Write out again, unaltered, the lines from the start through the line containing "plt.rcParams['font.family'] = ['Open".

***

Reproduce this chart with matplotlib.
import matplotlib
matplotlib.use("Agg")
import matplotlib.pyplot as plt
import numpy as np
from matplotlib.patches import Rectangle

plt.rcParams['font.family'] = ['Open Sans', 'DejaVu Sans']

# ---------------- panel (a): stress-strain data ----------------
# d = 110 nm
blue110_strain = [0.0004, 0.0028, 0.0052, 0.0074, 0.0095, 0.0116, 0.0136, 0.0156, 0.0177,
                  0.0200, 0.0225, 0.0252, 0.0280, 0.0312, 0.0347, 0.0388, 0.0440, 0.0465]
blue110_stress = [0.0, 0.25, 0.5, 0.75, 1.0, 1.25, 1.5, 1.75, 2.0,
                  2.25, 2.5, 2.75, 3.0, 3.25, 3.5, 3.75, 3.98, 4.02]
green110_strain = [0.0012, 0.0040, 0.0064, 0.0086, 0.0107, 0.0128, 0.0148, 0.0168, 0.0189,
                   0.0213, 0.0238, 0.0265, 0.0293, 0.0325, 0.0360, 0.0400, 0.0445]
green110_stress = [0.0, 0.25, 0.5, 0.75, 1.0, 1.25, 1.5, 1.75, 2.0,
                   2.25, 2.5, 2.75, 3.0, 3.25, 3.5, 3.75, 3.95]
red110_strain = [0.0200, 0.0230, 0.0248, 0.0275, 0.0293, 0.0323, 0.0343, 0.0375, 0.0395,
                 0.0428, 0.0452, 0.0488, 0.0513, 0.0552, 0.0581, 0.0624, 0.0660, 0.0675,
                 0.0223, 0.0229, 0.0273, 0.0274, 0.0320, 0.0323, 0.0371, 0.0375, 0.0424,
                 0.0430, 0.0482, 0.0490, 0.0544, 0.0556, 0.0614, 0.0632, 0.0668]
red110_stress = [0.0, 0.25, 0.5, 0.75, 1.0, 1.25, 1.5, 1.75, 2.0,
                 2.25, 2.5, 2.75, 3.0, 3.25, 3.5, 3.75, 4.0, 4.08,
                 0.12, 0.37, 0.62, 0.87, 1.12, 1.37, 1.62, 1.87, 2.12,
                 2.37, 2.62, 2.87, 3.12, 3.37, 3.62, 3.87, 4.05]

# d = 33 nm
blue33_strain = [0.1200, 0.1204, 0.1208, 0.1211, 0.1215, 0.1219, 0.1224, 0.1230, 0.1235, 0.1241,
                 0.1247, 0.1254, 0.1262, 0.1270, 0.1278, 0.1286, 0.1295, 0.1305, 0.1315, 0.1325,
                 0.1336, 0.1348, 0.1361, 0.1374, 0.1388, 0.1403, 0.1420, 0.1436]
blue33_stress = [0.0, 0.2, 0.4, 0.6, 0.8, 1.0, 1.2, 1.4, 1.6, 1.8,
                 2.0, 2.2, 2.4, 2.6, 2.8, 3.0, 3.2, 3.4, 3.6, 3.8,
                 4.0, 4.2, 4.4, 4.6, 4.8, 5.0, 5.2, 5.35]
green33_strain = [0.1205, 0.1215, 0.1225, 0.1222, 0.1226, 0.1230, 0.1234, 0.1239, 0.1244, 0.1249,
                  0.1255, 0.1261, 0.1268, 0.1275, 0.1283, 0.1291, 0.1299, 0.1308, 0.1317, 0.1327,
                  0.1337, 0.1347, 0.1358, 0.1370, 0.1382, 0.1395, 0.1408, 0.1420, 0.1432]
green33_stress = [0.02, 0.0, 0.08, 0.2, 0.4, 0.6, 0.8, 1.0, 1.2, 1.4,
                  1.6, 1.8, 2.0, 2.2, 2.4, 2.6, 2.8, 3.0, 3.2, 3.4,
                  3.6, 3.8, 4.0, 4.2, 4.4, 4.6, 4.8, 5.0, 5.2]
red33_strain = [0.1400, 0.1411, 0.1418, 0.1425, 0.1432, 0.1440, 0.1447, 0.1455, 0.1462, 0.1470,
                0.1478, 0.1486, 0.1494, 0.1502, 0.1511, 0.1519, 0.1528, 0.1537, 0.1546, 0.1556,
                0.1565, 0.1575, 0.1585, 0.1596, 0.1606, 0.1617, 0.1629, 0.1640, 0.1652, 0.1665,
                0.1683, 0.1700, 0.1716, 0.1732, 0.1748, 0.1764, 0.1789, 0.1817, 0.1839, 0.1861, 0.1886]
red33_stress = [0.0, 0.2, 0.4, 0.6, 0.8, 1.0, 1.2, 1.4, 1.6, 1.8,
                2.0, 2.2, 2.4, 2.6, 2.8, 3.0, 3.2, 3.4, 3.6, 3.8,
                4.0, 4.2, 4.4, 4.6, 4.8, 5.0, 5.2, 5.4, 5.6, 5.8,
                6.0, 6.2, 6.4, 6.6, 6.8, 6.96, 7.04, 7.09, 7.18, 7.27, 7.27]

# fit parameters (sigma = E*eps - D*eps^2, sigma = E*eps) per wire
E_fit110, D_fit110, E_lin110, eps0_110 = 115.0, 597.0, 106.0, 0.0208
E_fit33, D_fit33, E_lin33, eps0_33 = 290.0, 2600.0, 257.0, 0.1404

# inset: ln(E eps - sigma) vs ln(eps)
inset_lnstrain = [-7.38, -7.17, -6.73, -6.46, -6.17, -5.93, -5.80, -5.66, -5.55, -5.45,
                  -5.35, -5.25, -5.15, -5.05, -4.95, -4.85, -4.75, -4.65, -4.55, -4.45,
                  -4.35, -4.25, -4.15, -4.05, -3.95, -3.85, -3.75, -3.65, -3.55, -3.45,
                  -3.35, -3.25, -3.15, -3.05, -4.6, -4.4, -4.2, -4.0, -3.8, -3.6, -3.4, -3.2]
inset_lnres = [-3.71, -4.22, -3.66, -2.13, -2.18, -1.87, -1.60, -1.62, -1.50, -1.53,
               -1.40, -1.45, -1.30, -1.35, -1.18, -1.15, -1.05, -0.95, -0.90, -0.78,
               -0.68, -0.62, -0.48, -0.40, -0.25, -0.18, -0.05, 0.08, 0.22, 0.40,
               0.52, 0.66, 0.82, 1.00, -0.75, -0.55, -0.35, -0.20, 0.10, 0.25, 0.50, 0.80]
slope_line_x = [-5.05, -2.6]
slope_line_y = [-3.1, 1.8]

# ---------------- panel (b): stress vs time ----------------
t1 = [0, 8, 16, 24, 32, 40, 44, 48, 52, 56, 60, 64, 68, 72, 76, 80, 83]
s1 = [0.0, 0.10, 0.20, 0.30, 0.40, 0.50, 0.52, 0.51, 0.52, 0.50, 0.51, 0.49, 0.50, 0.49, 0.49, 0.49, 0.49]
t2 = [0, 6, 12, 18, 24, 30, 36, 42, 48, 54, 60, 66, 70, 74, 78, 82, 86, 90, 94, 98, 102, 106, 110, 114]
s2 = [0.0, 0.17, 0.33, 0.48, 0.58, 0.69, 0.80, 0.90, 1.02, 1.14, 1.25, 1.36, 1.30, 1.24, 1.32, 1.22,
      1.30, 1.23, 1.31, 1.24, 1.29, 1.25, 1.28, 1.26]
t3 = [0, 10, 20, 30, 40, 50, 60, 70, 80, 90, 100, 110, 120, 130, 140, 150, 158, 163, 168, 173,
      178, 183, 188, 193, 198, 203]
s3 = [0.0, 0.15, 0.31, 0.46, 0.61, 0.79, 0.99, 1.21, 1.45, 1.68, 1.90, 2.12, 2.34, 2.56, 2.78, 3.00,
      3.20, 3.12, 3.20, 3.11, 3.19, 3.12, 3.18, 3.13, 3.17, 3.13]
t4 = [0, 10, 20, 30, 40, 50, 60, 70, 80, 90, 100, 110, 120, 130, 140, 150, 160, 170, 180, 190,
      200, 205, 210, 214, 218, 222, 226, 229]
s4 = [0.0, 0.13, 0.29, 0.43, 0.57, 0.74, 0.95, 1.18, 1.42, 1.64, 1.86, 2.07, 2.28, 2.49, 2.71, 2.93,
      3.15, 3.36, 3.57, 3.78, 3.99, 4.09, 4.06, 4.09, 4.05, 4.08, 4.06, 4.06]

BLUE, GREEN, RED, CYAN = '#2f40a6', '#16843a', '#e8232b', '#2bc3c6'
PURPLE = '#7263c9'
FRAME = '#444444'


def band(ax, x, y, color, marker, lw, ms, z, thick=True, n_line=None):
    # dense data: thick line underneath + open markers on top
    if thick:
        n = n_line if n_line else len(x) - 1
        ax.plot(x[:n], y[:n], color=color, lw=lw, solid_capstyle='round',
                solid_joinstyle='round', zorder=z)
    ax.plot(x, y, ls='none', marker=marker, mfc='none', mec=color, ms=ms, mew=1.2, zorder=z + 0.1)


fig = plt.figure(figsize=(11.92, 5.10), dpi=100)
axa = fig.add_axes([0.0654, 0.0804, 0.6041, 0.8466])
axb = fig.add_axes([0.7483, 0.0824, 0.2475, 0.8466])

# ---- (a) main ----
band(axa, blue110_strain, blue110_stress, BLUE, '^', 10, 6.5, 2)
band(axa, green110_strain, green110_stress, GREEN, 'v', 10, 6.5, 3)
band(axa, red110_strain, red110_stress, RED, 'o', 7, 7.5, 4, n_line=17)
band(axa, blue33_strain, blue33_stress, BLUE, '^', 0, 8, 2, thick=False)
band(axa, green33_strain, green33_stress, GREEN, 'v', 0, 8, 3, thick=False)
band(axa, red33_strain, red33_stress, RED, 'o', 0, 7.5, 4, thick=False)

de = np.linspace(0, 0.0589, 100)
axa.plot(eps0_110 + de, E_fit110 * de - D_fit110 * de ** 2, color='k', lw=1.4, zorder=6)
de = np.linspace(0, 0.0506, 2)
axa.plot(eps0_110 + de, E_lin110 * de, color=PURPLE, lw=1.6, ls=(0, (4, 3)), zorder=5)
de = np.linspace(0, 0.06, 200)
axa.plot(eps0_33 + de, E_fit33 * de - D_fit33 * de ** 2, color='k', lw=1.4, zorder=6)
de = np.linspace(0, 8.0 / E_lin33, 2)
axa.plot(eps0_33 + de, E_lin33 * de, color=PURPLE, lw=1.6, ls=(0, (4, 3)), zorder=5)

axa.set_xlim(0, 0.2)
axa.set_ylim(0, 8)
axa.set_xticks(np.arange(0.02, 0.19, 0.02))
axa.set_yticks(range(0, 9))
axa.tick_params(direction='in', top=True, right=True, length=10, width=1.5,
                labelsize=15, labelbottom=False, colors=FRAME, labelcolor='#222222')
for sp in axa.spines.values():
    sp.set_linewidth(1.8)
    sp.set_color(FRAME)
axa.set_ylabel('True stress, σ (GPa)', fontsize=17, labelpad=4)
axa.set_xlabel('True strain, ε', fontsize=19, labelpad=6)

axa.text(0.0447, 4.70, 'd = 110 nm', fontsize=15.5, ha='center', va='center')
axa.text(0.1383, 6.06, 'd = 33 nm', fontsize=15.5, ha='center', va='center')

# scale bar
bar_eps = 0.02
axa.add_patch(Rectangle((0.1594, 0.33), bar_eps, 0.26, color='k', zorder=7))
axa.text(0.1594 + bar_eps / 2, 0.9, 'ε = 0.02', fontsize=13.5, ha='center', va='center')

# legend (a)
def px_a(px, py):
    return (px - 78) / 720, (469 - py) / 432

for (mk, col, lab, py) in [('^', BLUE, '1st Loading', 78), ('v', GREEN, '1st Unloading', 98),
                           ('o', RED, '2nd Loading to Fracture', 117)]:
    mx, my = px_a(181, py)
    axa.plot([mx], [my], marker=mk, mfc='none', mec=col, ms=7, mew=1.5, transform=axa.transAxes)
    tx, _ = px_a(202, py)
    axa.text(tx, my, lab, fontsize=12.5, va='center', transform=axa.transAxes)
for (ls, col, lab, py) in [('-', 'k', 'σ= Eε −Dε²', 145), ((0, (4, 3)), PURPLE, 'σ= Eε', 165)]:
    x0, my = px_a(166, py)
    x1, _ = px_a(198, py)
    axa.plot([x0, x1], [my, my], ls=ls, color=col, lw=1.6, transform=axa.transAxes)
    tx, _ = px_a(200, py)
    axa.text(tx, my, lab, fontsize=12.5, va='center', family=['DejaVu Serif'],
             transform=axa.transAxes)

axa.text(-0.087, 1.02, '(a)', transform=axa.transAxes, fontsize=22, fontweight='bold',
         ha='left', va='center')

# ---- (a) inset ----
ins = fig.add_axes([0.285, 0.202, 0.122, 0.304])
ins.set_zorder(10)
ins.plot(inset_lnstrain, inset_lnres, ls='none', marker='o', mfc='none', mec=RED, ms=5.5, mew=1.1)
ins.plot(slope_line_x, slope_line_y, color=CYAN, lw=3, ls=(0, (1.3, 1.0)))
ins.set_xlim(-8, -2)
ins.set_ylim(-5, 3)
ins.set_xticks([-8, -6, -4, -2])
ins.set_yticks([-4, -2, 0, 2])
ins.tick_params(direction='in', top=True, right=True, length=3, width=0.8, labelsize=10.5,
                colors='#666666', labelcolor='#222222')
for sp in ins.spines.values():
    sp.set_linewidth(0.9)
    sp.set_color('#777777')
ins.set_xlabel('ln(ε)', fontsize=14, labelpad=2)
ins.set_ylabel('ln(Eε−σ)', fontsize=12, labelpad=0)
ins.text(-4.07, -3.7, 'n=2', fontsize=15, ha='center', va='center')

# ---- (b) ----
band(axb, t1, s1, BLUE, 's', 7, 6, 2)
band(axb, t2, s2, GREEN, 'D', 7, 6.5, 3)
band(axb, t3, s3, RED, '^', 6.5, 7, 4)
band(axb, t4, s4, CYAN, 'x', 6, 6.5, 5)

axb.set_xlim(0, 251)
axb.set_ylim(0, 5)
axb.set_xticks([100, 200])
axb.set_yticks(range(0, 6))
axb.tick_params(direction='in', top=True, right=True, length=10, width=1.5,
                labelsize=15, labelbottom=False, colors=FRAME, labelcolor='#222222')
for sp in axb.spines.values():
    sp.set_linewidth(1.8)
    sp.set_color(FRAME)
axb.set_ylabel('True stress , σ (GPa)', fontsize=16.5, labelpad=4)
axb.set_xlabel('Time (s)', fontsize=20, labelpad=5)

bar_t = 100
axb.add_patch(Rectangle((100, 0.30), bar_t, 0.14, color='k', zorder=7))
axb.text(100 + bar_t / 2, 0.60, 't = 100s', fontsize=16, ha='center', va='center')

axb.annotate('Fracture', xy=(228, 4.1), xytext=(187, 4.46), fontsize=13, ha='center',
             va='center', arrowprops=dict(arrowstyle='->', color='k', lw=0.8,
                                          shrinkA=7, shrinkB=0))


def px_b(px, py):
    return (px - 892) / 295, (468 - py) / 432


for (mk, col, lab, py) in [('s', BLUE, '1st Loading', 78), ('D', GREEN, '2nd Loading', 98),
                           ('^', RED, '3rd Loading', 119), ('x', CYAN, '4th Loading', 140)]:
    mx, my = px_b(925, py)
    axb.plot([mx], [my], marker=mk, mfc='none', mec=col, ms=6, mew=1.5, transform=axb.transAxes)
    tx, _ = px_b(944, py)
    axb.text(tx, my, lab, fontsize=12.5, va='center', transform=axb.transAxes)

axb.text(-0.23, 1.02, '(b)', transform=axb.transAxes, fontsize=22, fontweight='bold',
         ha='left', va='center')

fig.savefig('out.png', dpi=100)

***

→ **Response to this task**
Reproduce this chart with matplotlib.
import matplotlib
matplotlib.use("Agg")
import matplotlib.pyplot as plt
import numpy as np
from matplotlib.patches import Rectangle

plt.rcParams['font.family'] = ['Open Sans', 'DejaVu Sans']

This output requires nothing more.